» Directive: Below are some records; work out how many of their lines contain "this" and give the number only.

» Dataset entries:
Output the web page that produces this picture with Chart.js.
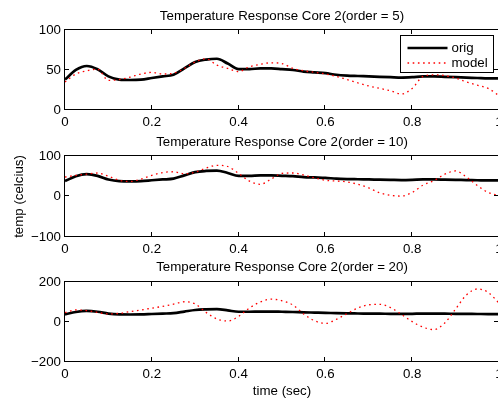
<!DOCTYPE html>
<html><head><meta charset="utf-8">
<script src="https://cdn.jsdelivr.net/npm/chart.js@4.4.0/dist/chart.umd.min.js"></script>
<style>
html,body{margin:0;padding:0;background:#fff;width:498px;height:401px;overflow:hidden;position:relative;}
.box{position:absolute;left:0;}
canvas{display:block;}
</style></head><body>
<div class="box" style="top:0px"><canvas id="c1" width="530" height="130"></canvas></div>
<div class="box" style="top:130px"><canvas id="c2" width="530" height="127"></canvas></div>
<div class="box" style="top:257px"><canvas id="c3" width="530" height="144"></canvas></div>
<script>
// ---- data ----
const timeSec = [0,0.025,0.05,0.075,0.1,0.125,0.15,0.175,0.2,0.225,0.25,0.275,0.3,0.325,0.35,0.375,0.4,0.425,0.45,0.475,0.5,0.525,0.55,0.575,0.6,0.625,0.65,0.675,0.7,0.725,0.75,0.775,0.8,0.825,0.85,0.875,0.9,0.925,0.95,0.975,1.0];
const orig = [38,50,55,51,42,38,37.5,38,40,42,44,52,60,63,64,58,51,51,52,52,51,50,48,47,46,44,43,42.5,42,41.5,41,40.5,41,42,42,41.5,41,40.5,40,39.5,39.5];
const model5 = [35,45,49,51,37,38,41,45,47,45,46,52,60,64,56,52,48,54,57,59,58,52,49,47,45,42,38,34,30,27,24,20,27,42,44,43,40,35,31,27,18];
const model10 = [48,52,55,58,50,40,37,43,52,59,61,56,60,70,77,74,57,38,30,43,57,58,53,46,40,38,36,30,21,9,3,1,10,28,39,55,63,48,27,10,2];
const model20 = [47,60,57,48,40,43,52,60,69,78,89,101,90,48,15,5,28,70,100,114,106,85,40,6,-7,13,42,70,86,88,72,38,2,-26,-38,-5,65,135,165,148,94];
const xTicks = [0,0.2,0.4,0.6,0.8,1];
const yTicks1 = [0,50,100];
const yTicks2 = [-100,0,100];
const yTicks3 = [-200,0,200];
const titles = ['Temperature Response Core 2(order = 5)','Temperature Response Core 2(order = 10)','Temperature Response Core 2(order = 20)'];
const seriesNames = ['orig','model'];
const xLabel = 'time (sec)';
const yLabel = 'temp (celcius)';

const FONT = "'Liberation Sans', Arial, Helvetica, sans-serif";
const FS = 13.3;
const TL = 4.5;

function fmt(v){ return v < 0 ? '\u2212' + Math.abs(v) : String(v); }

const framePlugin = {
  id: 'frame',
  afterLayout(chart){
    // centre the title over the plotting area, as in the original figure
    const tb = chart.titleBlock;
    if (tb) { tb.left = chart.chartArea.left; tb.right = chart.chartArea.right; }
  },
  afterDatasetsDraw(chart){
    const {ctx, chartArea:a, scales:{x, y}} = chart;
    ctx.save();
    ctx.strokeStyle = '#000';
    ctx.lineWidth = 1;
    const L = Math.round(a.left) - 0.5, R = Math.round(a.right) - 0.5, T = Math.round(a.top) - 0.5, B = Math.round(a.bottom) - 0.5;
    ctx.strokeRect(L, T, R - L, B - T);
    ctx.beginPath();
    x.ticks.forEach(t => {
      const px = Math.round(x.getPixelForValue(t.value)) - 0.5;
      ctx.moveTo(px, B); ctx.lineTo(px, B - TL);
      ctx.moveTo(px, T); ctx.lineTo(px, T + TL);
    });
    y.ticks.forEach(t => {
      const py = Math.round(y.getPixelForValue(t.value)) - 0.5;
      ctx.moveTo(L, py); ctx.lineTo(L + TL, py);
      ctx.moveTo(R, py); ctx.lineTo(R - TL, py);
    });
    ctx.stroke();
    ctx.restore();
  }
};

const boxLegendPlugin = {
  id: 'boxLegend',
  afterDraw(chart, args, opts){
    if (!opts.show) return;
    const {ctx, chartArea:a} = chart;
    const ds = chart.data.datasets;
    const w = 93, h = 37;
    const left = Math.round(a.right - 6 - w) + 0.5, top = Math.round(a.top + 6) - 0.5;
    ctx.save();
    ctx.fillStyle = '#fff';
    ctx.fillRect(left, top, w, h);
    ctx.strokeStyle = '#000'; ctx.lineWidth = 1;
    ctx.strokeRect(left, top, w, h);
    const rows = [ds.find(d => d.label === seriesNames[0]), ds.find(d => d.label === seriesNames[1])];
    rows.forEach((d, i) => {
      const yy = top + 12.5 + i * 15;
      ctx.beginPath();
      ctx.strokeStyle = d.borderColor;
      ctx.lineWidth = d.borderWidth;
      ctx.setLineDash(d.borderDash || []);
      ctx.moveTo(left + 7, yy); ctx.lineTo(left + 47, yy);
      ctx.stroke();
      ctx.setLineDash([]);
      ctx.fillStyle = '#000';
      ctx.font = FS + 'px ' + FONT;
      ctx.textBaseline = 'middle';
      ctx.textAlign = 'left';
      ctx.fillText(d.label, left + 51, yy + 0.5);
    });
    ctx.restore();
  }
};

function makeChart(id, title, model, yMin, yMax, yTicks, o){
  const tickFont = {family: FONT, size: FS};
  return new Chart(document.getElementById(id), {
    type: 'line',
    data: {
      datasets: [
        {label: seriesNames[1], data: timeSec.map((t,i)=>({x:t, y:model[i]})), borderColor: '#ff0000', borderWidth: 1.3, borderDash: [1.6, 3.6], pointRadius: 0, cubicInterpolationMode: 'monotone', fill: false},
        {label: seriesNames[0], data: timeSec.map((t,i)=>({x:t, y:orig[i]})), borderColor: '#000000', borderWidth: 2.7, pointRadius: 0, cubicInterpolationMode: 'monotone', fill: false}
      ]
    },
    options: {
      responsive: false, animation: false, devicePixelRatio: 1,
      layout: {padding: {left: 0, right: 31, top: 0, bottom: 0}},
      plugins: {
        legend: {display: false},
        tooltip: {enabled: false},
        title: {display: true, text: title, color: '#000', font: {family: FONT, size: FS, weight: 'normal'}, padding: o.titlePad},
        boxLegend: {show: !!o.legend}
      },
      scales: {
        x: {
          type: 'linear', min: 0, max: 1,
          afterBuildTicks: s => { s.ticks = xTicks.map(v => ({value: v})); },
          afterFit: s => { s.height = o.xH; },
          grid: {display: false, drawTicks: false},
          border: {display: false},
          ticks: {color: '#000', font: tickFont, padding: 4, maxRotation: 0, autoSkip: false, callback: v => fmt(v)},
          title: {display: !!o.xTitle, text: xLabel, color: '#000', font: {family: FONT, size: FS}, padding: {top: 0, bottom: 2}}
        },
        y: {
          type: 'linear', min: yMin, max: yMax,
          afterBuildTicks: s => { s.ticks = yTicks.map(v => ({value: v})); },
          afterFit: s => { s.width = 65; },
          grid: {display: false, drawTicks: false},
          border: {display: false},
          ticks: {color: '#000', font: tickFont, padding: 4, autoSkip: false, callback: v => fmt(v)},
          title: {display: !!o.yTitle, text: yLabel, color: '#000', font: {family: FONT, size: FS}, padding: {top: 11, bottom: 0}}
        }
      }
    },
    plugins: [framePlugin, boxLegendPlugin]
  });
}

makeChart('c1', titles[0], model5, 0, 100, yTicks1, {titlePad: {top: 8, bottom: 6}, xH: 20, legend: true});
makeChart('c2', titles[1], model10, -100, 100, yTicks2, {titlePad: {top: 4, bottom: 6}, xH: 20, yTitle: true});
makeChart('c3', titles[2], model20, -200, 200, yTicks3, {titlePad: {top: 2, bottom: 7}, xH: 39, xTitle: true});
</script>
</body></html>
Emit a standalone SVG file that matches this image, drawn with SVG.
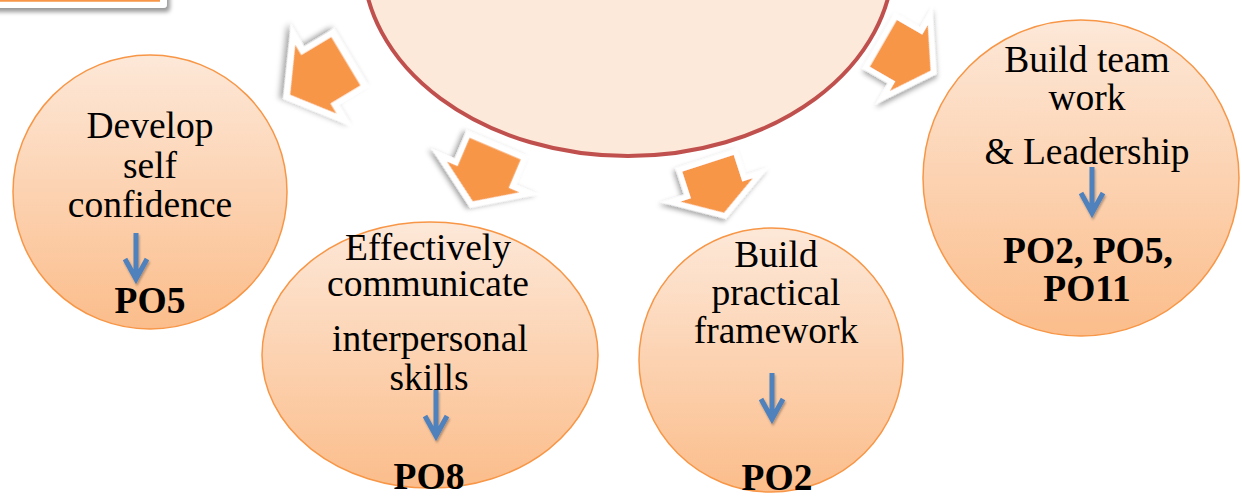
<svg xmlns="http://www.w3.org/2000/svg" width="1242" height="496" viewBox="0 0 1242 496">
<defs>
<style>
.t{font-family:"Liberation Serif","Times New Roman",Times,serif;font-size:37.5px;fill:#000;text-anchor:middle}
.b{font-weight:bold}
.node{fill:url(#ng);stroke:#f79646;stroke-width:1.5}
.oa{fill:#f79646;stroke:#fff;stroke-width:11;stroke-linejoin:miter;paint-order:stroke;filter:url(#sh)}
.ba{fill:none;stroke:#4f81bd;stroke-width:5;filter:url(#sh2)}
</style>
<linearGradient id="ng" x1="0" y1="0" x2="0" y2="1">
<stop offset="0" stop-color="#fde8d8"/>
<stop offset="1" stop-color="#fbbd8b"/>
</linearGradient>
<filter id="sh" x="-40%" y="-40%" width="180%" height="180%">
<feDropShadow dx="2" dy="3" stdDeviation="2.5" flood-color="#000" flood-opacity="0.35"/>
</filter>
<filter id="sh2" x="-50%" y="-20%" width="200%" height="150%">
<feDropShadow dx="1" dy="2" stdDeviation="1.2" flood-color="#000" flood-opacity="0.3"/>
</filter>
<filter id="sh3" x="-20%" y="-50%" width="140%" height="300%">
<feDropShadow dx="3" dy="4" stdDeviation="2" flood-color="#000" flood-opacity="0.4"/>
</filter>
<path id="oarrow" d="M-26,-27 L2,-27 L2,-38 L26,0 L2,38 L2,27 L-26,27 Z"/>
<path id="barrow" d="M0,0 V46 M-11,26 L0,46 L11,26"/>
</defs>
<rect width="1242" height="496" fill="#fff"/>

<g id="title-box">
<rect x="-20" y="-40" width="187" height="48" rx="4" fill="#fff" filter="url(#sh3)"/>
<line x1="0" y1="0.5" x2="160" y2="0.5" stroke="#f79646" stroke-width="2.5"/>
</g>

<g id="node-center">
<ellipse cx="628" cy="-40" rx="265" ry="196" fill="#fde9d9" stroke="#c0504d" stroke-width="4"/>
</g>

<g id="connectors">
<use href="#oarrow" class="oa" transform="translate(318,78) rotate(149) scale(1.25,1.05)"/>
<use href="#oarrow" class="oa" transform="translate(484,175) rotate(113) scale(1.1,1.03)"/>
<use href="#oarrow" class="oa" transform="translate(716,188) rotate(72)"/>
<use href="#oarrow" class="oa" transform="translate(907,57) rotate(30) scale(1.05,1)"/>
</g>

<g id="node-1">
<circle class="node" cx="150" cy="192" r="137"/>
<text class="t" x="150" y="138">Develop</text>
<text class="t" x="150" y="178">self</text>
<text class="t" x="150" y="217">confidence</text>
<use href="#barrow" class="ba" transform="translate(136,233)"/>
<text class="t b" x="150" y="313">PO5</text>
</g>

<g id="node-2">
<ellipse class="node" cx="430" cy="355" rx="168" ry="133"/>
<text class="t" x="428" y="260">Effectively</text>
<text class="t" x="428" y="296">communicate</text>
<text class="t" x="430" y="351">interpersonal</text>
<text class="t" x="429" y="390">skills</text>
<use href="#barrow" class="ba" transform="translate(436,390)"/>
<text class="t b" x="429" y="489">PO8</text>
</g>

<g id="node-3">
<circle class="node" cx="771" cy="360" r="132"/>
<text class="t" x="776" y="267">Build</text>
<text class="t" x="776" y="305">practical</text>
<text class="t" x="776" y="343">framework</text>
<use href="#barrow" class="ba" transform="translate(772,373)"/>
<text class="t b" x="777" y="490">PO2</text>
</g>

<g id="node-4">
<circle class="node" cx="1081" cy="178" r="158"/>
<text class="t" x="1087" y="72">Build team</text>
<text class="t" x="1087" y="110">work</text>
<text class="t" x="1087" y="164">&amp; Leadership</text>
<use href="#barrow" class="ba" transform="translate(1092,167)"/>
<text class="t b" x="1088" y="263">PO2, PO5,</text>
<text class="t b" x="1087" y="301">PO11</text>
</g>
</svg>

» Reply: 2